THECLA OF ICONIUM
According to the Book of Acts, after the persecution in Antioch of Pisidia, the Apostles Paul and Barnabas came to preach in the neighboring city of Iconium (13:51-14:7). This is modern-day Konya in central Anatolia. Here, according to Acts, “they tarried a long time, speaking boldly in the Lord, who, bearing witness to the word of his grace, did signs and wonders by their hands” (Acts 14:3).
Scripture speaks of “the multitude of those who believed” (1) and of the fury of the pagans and Jews, who rushed to “stone the Apostles (5). Among those who believed, as church tradition tells us, was a virgin named Thekla. The name is translated into Russian from Greek as “the glory of God.”

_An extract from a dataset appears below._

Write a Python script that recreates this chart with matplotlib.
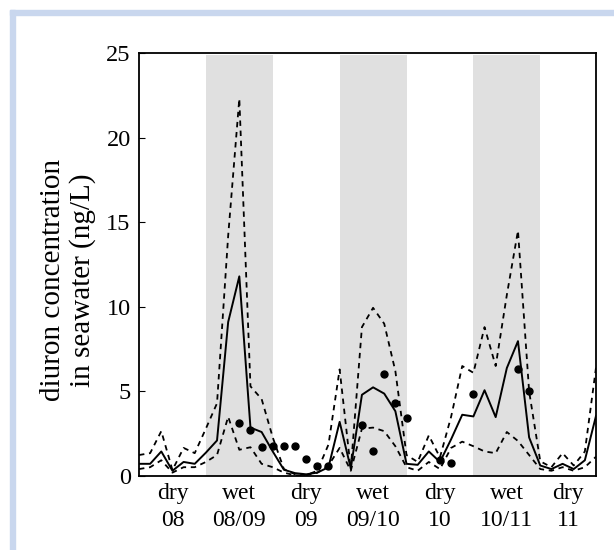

Details of the saint’s life have come down to us thanks to the document “Acts of Paul and Thecla”, written in the last quarter of the 2nd century, which was part of the apocryphal “Acts of Paul”. Although not a divinely inspired text, this literary monument conveys valuable information about the life of Orthodox Christians of that time. It consists of 43 short chapters, and, in its volume, is approximately equal to Paul’s Epistle to the Corinthians.
From the Acts of Thecla we learn that when Paul preached the word, she literally “overheard” his sermon, clinging to the “window of her house”. Struck by the proclamation of virginity and chastity for the sake of Christ and the gospel, Thecla followed Paul to prison to hear once again his promise of blessing to abstinent people. On the denunciation of her own mother and fiancé, she was flogged, and then a superstitious pagan crowd rushed to burn her at the stake. Through Paul’s prayers, the virgin managed to escape death.
In Antioch of Pisidia, where the Jews had previously attempted to kill Paul (Acts 13:50), Thecla was subjected to the harassment of a local official. The pagans once again unleashed their slander and fury on her. As a result, in the amphitheater, they threw her to be torn apart by wild animals. Here the saint found a certain auxiliary reservoir of water, in which, on the eve of her imminent martyrdom, she received Holy Baptism. “In the name of Jesus Christ, I am baptized on my last day,” - the saint’s confession has been preserved.
But the Lord this time also preserved His chosen one. “Go and teach people the word of God,” - having received such a commandment from the Apostle, Thecla preached Christ for many years in the city of Seleucia, modern Silifke, in southern Turkey. Just as the canonical book of the Acts of the Apostles ends with words about the Apostle Paul’s unceasing preaching even in chains (Acts 28:31), the “Acts of Thecla” ends with words about her preaching and has not preserved a detailed historical narrative about the circumstances of her exodus.
Christian antiquity and the Orthodox Church call her “equal to the apostles” and “first martyr”. The tomb of the saint was visited in the 4th century by the famous pilgrim Egeria and Saint Gregory of Nazianzus. The confessor of the faith in opposition to the Monophysites, Basil of Seleucia (+458), collected information about the holy virgin that was preserved in places of veneration. Together with Saint Eupraxia and Olympias, the intercession of Thecla is invoked during the Orthodox women’s monastic tonsure. Thus, in the life of the Church, the conviction of the inseparability of the ascetic vocation from the preaching of the faith is proclaimed.